===== MATERIAL SHOWN

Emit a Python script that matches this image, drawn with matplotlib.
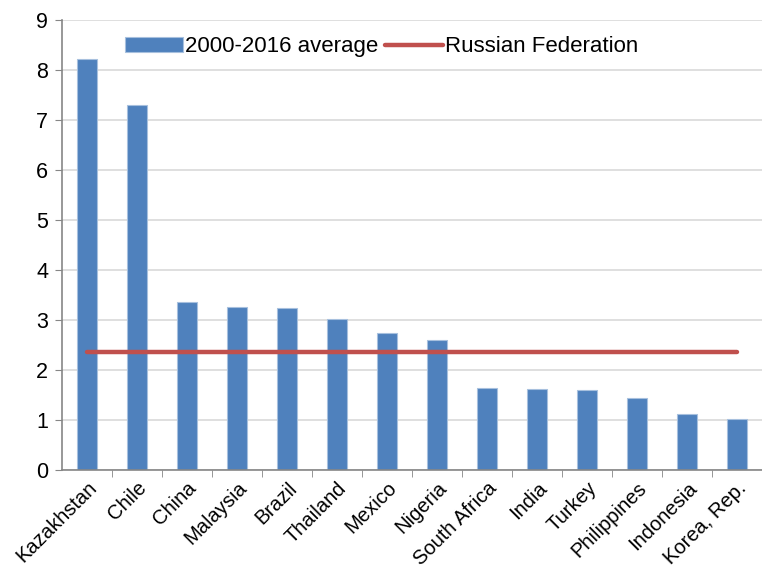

==========
===== MATERIAL SHOWN

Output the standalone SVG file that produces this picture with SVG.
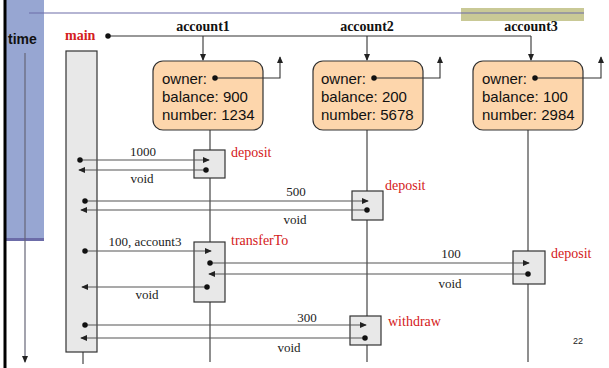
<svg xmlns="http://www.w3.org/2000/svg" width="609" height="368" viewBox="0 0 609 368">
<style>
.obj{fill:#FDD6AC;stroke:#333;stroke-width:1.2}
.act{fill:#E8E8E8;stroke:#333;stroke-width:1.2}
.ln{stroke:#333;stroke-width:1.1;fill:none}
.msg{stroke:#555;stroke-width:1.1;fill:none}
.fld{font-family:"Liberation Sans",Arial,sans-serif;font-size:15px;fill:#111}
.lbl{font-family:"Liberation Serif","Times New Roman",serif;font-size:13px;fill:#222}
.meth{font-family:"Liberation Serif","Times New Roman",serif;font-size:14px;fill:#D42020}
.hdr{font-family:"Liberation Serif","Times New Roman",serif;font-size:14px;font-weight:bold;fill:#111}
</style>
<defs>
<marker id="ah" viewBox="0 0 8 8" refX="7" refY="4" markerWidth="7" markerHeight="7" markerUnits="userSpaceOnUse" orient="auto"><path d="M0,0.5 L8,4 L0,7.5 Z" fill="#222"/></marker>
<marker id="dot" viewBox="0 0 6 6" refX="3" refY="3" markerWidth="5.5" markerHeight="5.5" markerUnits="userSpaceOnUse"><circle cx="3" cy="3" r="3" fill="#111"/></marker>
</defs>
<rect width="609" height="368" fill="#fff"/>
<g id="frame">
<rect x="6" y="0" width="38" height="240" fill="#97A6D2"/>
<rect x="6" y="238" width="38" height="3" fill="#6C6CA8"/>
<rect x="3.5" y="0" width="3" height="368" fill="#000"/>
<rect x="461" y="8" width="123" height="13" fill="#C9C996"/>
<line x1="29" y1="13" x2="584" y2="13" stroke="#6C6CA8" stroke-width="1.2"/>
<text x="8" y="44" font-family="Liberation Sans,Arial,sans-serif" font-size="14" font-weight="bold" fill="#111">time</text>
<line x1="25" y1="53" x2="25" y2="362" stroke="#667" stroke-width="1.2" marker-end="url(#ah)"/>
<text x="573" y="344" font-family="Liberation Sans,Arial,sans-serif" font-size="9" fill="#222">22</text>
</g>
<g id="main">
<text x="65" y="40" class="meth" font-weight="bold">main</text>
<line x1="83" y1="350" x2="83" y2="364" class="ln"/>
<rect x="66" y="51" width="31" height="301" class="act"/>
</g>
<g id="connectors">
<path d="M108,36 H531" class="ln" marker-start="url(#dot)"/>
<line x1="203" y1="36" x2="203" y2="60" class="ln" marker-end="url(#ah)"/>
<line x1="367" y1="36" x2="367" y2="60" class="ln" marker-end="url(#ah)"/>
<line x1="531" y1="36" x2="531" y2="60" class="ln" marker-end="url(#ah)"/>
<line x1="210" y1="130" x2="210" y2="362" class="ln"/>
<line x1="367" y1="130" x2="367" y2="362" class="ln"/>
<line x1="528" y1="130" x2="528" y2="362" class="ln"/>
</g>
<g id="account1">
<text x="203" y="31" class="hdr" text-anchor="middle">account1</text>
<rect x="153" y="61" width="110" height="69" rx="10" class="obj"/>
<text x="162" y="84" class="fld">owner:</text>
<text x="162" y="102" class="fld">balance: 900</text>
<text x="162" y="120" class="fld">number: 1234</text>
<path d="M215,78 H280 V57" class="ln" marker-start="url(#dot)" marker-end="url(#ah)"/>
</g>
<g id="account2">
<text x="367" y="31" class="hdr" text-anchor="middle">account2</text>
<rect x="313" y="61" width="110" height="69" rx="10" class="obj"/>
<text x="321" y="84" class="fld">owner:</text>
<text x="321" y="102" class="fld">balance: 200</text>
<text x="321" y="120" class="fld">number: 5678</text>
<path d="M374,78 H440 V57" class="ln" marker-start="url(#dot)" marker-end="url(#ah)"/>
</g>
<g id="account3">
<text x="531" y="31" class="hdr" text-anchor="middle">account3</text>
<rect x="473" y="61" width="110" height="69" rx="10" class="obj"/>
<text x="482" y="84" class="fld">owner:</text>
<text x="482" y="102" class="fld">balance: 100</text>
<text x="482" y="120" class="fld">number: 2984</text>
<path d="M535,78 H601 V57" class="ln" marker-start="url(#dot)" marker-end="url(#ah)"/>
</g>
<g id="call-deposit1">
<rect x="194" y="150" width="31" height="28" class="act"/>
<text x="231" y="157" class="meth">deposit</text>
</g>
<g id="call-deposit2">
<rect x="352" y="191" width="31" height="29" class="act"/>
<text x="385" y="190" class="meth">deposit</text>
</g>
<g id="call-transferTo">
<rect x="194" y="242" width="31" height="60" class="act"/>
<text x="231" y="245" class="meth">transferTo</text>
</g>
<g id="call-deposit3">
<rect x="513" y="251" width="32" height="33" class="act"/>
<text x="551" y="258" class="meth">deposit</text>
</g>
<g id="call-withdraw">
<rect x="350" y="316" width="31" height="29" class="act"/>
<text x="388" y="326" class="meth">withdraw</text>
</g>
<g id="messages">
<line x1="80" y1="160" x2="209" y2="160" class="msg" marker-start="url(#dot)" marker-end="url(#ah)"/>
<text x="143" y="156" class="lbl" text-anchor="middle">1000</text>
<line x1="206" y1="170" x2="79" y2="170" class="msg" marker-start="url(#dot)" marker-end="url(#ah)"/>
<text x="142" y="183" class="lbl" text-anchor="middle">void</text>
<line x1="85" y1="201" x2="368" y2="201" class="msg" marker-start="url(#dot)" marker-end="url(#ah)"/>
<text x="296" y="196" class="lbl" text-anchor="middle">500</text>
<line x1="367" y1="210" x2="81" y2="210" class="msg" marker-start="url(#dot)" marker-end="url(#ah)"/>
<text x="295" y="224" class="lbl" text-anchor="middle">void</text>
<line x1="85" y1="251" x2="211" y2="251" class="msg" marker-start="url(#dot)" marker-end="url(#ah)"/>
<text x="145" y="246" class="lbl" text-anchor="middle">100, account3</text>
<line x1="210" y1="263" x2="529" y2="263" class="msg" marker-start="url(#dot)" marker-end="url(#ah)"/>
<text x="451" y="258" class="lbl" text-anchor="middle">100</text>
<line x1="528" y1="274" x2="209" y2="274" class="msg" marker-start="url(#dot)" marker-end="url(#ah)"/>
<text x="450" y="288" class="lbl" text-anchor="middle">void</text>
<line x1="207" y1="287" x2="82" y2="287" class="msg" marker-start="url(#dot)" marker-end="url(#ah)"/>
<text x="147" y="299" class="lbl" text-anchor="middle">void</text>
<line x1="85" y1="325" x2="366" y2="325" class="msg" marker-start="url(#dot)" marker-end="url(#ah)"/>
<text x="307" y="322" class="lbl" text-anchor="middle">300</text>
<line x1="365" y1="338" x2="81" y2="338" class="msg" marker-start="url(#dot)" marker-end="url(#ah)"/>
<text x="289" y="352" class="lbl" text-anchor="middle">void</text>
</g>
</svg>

==========

WHAT IS REQUIRED:
Copy each line containing the word "that" from the data.

RESULT OF THE EXERCISE:
Emit a Python script that matches this image, drawn with matplotlib.
Output the standalone SVG file that produces this picture with SVG.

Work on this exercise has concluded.